Le shadow banking se développe à mesure que les exigences de solvabilité, de ratios de fonds propres et de liquidité qui s'imposent aux banques augmentent. La régulation du seul secteur bancaire est une incitation aux arbitrages en faveur d'institutions moins régulées.

Le risque est mondial et non franco-français. Il convient de travailler à l'échelon international sur la titrisation, les fonds monétaires, les activités de prêt-emprunt de titres, les hedge funds pour leurs activités proches du crédit. Le Conseil de stabilité financière a été mandaté par le G 20 pour faire des propositions dans ce domaine et j'espère que nous progresserons sur l'ensemble de ces sujets dans le courant de l'année 2012. Nous souhaitons également que la Commission européenne puisse y travailler.

Dés la faillite de Lehman Brothers, on a compris la nécessité d'une meilleure régulation des marchés dérivés et le règlement EMIR est un enjeu essentiel de la sécurité du système.

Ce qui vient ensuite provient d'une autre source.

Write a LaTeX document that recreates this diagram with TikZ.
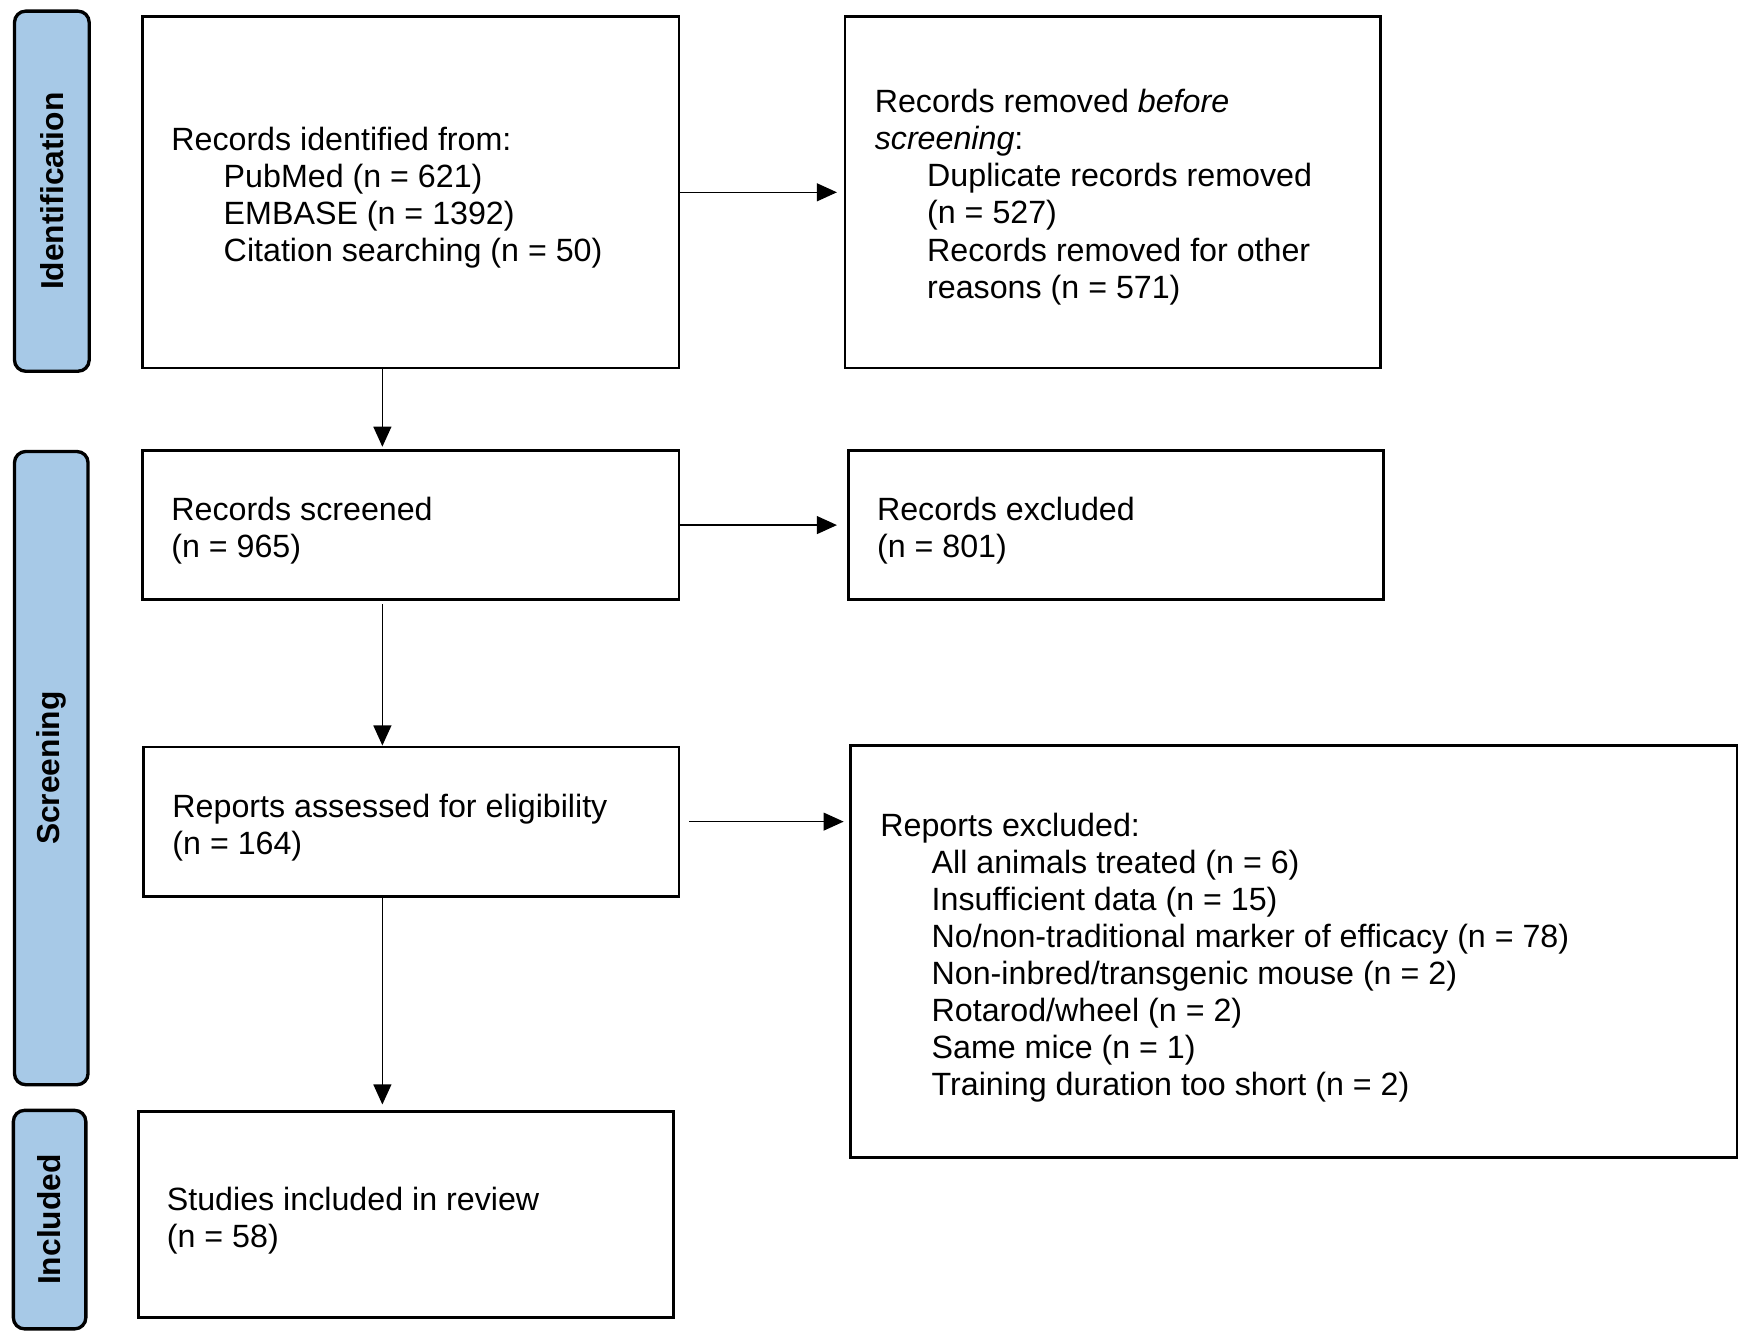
\documentclass[tikz,border=0pt]{standalone}
\usepackage{fontspec}
\setmainfont{Liberation Sans}
\usetikzlibrary{arrows.meta}
\definecolor{sideblue}{RGB}{167,201,231}
\begin{document}
\begin{tikzpicture}[
  box/.style={draw=black, line width=0.7pt, fill=white, inner sep=0pt, rectangle},
  side/.style={draw=black, line width=0.85pt, fill=sideblue, rounded corners=0.1cm, inner sep=0pt, rotate=90, font=\fontsize{8.1}{9.5}\selectfont\bfseries},
  txt/.style={anchor=base west, inner sep=0pt, font=\fontsize{8.22}{9.47}\selectfont},
  arr/.style={line width=0.4pt, -{Triangle[length=0.18cm, width=0.16cm]}}
]
\useasboundingbox (0,0) rectangle (15.68,-12.03);
% side labels
\node[side, minimum width=3.23cm, minimum height=0.67cm] (s1) at (0.465,-1.715) {Identification};
\node[side, minimum width=5.68cm, minimum height=0.66cm] (s2) at (0.46,-6.89) {Screening};
\node[side, minimum width=1.96cm, minimum height=0.65cm] (s3) at (0.445,-10.94) {Included};
% boxes
\node[box, minimum width=4.81cm, minimum height=3.15cm] (b1) at (3.685,-1.725) {};
\node[box, minimum width=4.80cm, minimum height=3.15cm] (r1) at (9.98,-1.725) {};
\node[box, minimum width=4.81cm, minimum height=1.34cm] (b2) at (3.685,-4.71) {};
\node[box, minimum width=4.80cm, minimum height=1.34cm] (r2) at (10.01,-4.71) {};
\node[box, minimum width=4.80cm, minimum height=1.34cm] (b3) at (3.69,-7.37) {};
\node[box, minimum width=7.95cm, minimum height=3.69cm] (r3) at (11.605,-8.535) {};
\node[box, minimum width=4.80cm, minimum height=1.85cm] (b4) at (3.64,-10.895) {};
% texts
\node[txt] (t1) at (1.53,-1.35) {\vtop{\hbox{Records identified from:}\hbox{\hspace*{0.47cm}PubMed (n = 621)}\hbox{\hspace*{0.47cm}EMBASE (n = 1392)}\hbox{\hspace*{0.47cm}Citation searching (n = 50)}}};
\node[txt] (tr1) at (7.84,-1.01) {\vtop{\hbox{Records removed \textit{before}}\hbox{\textit{screening}:}\hbox{\hspace*{0.47cm}Duplicate records removed}\hbox{\hspace*{0.47cm}(n = 527)}\hbox{\hspace*{0.47cm}Records removed for other}\hbox{\hspace*{0.47cm}reasons (n = 571)}}};
\node[txt] (t2) at (1.53,-4.67) {\vtop{\hbox{Records screened}\hbox{(n = 965)}}};
\node[txt] (tr2) at (7.86,-4.67) {\vtop{\hbox{Records excluded}\hbox{(n = 801)}}};
\node[txt] (t3) at (1.54,-7.33) {\vtop{\hbox{Reports assessed for eligibility}\hbox{(n = 164)}}};
\node[txt] (tr3) at (7.89,-7.50) {\vtop{\hbox{Reports excluded:}\hbox{\hspace*{0.46cm}All animals treated (n = 6)}\hbox{\hspace*{0.46cm}Insufficient data (n = 15)}\hbox{\hspace*{0.46cm}No/non-traditional marker of efficacy (n = 78)}\hbox{\hspace*{0.46cm}Non-inbred/transgenic mouse (n = 2)}\hbox{\hspace*{0.46cm}Rotarod/wheel (n = 2)}\hbox{\hspace*{0.46cm}Same mice (n = 1)}\hbox{\hspace*{0.46cm}Training duration too short (n = 2)}}};
\node[txt] (t4) at (1.49,-10.86) {\vtop{\hbox{Studies included in review}\hbox{(n = 58)}}};
% connectors
\coordinate (ax) at (3.43,0);
\draw[arr, shorten >=0.06cm] (b1.east) -- (r1.west);
\draw[arr, shorten >=0.09cm] (b2.east) -- (r2.west);
\draw[arr, shorten <=0.08cm, shorten >=0.05cm] (b3.east) -- (b3.east -| r3.west);
\draw[arr, shorten >=0.02cm] (b1.south -| ax) -- (b2.north -| ax);
\draw[arr, shorten <=0.03cm] (b2.south -| ax) -- (b3.north -| ax);
\draw[arr, shorten >=0.05cm] (b3.south -| ax) -- (b4.north -| ax);
\end{tikzpicture}
\end{document}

C'est par la compensation des dérivés, en effet, que l'on peut arrêter les accidents. Lors de la récente faillite du courtier MF Global, le risque a été absorbé sans contagion. Il faut à présent aller plus loin dans le champ et dans la définition des produits soumis à compensation : ils doivent être standardisés, donc faciles à compenser. Il faut aussi que les chambres soient solides, qu'elles ne pratiquent pas d'autres activités et qu'elles aient accès à la monnaie centrale.

La France est partisane d'une régulation équilibrée entre activités bancaires et activités de marché. La crise est arrivée dans une large mesure par les banques et il est désormais indispensable de renforcer la réglementation bancaire, mais en tenant compte des effets sur le financement de l'économie. Mais nous n'oublions pas la régulation des marchés. Il faut réguler les activités et non pas seulement les entités porteuses de risques.